EXERCISE DESCRIPTION
Leave the pictures out and retype the lines from the beginning through the line with "cpx_nao_com_err = [0.01, 0.005, 0.14, 0.12]", both ends included.

* START SOURCE MATERIAL *

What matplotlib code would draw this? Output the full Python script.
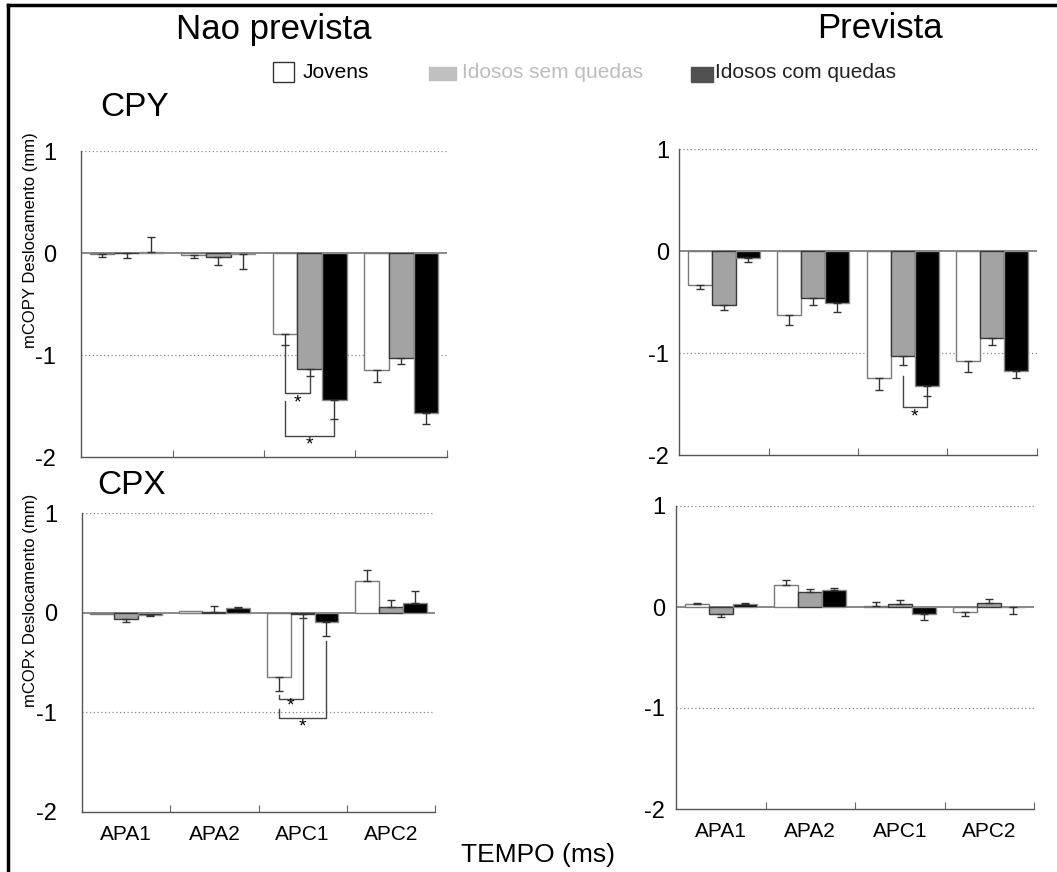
import numpy as np
import matplotlib
matplotlib.use("Agg")
import matplotlib.pyplot as plt
from matplotlib.patches import Rectangle
from matplotlib.lines import Line2D

plt.rcParams["font.family"] = ["Liberation Sans", "DejaVu Sans"]

# Categories and groups
phases = ["APA1", "APA2", "APC1", "APC2"]
groups = ["Jovens", "Idosos sem quedas", "Idosos com quedas"]

# CPY - nao prevista
cpy_nao_jovens = [-0.005, -0.02, -0.79, -1.15]
cpy_nao_sem = [-0.003, -0.04, -1.14, -1.03]
cpy_nao_com = [0.01, -0.01, -1.44, -1.57]
cpy_nao_jovens_err = [0.035, 0.03, 0.11, 0.11]
cpy_nao_sem_err = [0.05, 0.08, 0.07, 0.06]
cpy_nao_com_err = [0.15, 0.15, 0.19, 0.11]

# CPY - prevista
cpy_prev_jovens = [-0.33, -0.63, -1.25, -1.08]
cpy_prev_sem = [-0.53, -0.46, -1.03, -0.85]
cpy_prev_com = [-0.07, -0.51, -1.32, -1.18]
cpy_prev_jovens_err = [0.04, 0.10, 0.11, 0.11]
cpy_prev_sem_err = [0.05, 0.07, 0.09, 0.07]
cpy_prev_com_err = [0.04, 0.09, 0.10, 0.07]

# CPX - nao prevista
cpx_nao_jovens = [-0.01, 0.02, -0.65, 0.32]
cpx_nao_sem = [-0.06, 0.01, -0.01, 0.06]
cpx_nao_com = [-0.02, 0.05, -0.09, 0.10]
cpx_nao_jovens_err = [0.0, 0.0, 0.14, 0.11]
cpx_nao_sem_err = [0.03, 0.06, 0.04, 0.07]
cpx_nao_com_err = [0.01, 0.005, 0.14, 0.12]

# CPX - prevista
cpx_prev_jovens = [0.03, 0.22, 0.01, -0.05]
cpx_prev_sem = [-0.07, 0.15, 0.03, 0.04]
cpx_prev_com = [0.03, 0.17, -0.07, -0.003]
cpx_prev_jovens_err = [0.01, 0.05, 0.04, 0.04]
cpx_prev_sem_err = [0.03, 0.03, 0.04, 0.04]
cpx_prev_com_err = [0.01, 0.02, 0.06, 0.065]

# significance brackets: (phase, group a, group b, top a, top b, bottom, star y)
br_cpy_nao = [(2, 0, 1, -0.91, -1.22, -1.37, -1.47),
              (2, 0, 2, -1.45, -1.64, -1.79, -1.88)]
br_cpy_prev = [(2, 1, 2, -1.23, -1.42, -1.53, -1.63)]
br_cpx_nao = [(2, 0, 1, -0.83, -0.05, -0.87, -0.94),
              (2, 0, 2, -0.97, -0.28, -1.06, -1.15)]
br_cpx_prev = []

face_colors = ["white", "#a3a3a3", "black"]
edge_colors = ["#7a7a7a", "#3a3a3a", "#8a8a8a"]
bar_w = 0.27
offsets = [-0.27, 0.0, 0.27]

W, H = 1057, 872
fig = plt.figure(figsize=(W / 100, H / 100), dpi=100)


def px_axes(left, top, right, bottom):
    return fig.add_axes([left / W, 1 - bottom / H, (right - left) / W, (bottom - top) / H])


def draw_panel(ax, means, errs, brackets, show_labels, ypad):
    x = np.arange(len(phases)) + 0.5
    ax.axhline(0, color="#808080", lw=1.3, zorder=1)
    for yy in [1, -1]:
        ax.axhline(yy, color="#888888", lw=0.9, ls=(0, (1, 2)), zorder=0)
    for g in range(len(groups)):
        m = np.array(means[g])
        e = np.array(errs[g])
        xs = x + offsets[g]
        ax.bar(xs, m, width=bar_w, color=face_colors[g], edgecolor=edge_colors[g],
               linewidth=1.0, zorder=2)
        lower = np.where(m < 0, e, 0)
        upper = np.where(m >= 0, e, 0)
        keep = e > 0
        ax.errorbar(xs[keep], m[keep], yerr=[lower[keep], upper[keep]], fmt="none",
                    ecolor="#333333", elinewidth=1.0, capsize=3, capthick=1.0, zorder=3)
    for (p, ga, gb, ta, tb, bot, sy) in brackets:
        xa = p + 0.5 + offsets[ga]
        xb = p + 0.5 + offsets[gb]
        ax.plot([xa, xa, xb, xb], [ta, bot, bot, tb], color="#444444", lw=1.0, zorder=4)
        ax.text((xa + xb) / 2, sy, "*", ha="center", va="center", fontsize=14,
                color="black", zorder=5)
    ax.set_xlim(0, 4)
    ax.set_ylim(-2, 1)
    ax.set_yticks([1, 0, -1, -2])
    ax.set_yticklabels(["1", "0", "-1", "-2"], fontsize=17)
    ax.tick_params(axis="y", length=0, pad=ypad)
    ax.set_xticks([1, 2, 3, 4])
    ax.set_xticklabels([])
    ax.tick_params(axis="x", which="major", direction="in", length=5, color="#666666")
    ax.set_xticks(x, minor=True)
    if show_labels:
        ax.set_xticklabels(phases, minor=True, fontsize=15)
    else:
        ax.set_xticklabels([], minor=True)
    ax.tick_params(axis="x", which="minor", length=0, pad=9)
    for s in ["top", "right"]:
        ax.spines[s].set_visible(False)
    for s in ["left", "bottom"]:
        ax.spines[s].set_color("#555555")
        ax.spines[s].set_linewidth(1.0)


ax_tl = px_axes(81, 151, 447, 457)
ax_tr = px_axes(679, 149, 1037, 455)
ax_bl = px_axes(82, 513, 435, 812)
ax_br = px_axes(676, 506, 1034, 809)

draw_panel(ax_tl, [cpy_nao_jovens, cpy_nao_sem, cpy_nao_com],
           [cpy_nao_jovens_err, cpy_nao_sem_err, cpy_nao_com_err], br_cpy_nao, False, 18)
draw_panel(ax_tr, [cpy_prev_jovens, cpy_prev_sem, cpy_prev_com],
           [cpy_prev_jovens_err, cpy_prev_sem_err, cpy_prev_com_err], br_cpy_prev, False, 7)
draw_panel(ax_bl, [cpx_nao_jovens, cpx_nao_sem, cpx_nao_com],
           [cpx_nao_jovens_err, cpx_nao_sem_err, cpx_nao_com_err], br_cpx_nao, True, 18)
draw_panel(ax_br, [cpx_prev_jovens, cpx_prev_sem, cpx_prev_com],
           [cpx_prev_jovens_err, cpx_prev_sem_err, cpx_prev_com_err], br_cpx_prev, True, 8)

# titles and labels
title_font = ["Liberation Sans Narrow", "Liberation Sans", "DejaVu Sans"]
fig.text(274 / W, 1 - 30 / H, "Nao prevista", ha="center", va="center", fontsize=25,
         family=title_font)
fig.text(880 / W, 1 - 28 / H, "Prevista", ha="center", va="center", fontsize=25,
         family=title_font)
fig.text(100 / W, 1 - 108 / H, "CPY", ha="left", va="center", fontsize=24)
fig.text(97 / W, 1 - 485 / H, "CPX", ha="left", va="center", fontsize=24)
fig.text(30 / W, 1 - 240 / H, "mCOPY Deslocamento (mm)", rotation=90, ha="center",
         va="center", fontsize=12)
fig.text(30 / W, 1 - 600 / H, "mCOPx Deslocamento (mm)", rotation=90, ha="center",
         va="center", fontsize=12)
fig.text(538 / W, 1 - 855 / H, "TEMPO (ms)", ha="center", va="center", fontsize=19)

# legend drawn by hand
leg_boxes = [(273, 62, 21, 20), (429, 67, 27, 13), (691, 67, 22, 15)]
leg_face = ["white", "#c0c0c0", "#505050"]
leg_edge = ["#333333", "#c0c0c0", "#505050"]
leg_text_x = [303, 462, 715]
leg_text_color = ["black", "#bdbdbd", "#222222"]
for i, name in enumerate(groups):
    bx, by, bw, bh = leg_boxes[i]
    fig.patches.append(Rectangle((bx / W, 1 - (by + bh) / H), bw / W, bh / H,
                                 transform=fig.transFigure, facecolor=leg_face[i],
                                 edgecolor=leg_edge[i], linewidth=1.0))
    fig.text(leg_text_x[i] / W, 1 - 73 / H, name, ha="left", va="center",
             fontsize=15, color=leg_text_color[i])

# frame lines at top and left
fig.add_artist(Line2D([8 / W, 1], [1 - 5 / H, 1 - 5 / H], color="black", lw=2.5,
                      transform=fig.transFigure))
fig.add_artist(Line2D([8 / W, 8 / W], [0, 1 - 5 / H], color="black", lw=2.5,
                      transform=fig.transFigure))

fig.savefig("out.png", dpi=100, facecolor="white")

* END SOURCE MATERIAL *

RESPONSE TO THIS EXERCISE
What matplotlib code would draw this? Output the full Python script.
import numpy as np
import matplotlib
matplotlib.use("Agg")
import matplotlib.pyplot as plt
from matplotlib.patches import Rectangle
from matplotlib.lines import Line2D

plt.rcParams["font.family"] = ["Liberation Sans", "DejaVu Sans"]

# Categories and groups
phases = ["APA1", "APA2", "APC1", "APC2"]
groups = ["Jovens", "Idosos sem quedas", "Idosos com quedas"]

# CPY - nao prevista
cpy_nao_jovens = [-0.005, -0.02, -0.79, -1.15]
cpy_nao_sem = [-0.003, -0.04, -1.14, -1.03]
cpy_nao_com = [0.01, -0.01, -1.44, -1.57]
cpy_nao_jovens_err = [0.035, 0.03, 0.11, 0.11]
cpy_nao_sem_err = [0.05, 0.08, 0.07, 0.06]
cpy_nao_com_err = [0.15, 0.15, 0.19, 0.11]

# CPY - prevista
cpy_prev_jovens = [-0.33, -0.63, -1.25, -1.08]
cpy_prev_sem = [-0.53, -0.46, -1.03, -0.85]
cpy_prev_com = [-0.07, -0.51, -1.32, -1.18]
cpy_prev_jovens_err = [0.04, 0.10, 0.11, 0.11]
cpy_prev_sem_err = [0.05, 0.07, 0.09, 0.07]
cpy_prev_com_err = [0.04, 0.09, 0.10, 0.07]

# CPX - nao prevista
cpx_nao_jovens = [-0.01, 0.02, -0.65, 0.32]
cpx_nao_sem = [-0.06, 0.01, -0.01, 0.06]
cpx_nao_com = [-0.02, 0.05, -0.09, 0.10]
cpx_nao_jovens_err = [0.0, 0.0, 0.14, 0.11]
cpx_nao_sem_err = [0.03, 0.06, 0.04, 0.07]
cpx_nao_com_err = [0.01, 0.005, 0.14, 0.12]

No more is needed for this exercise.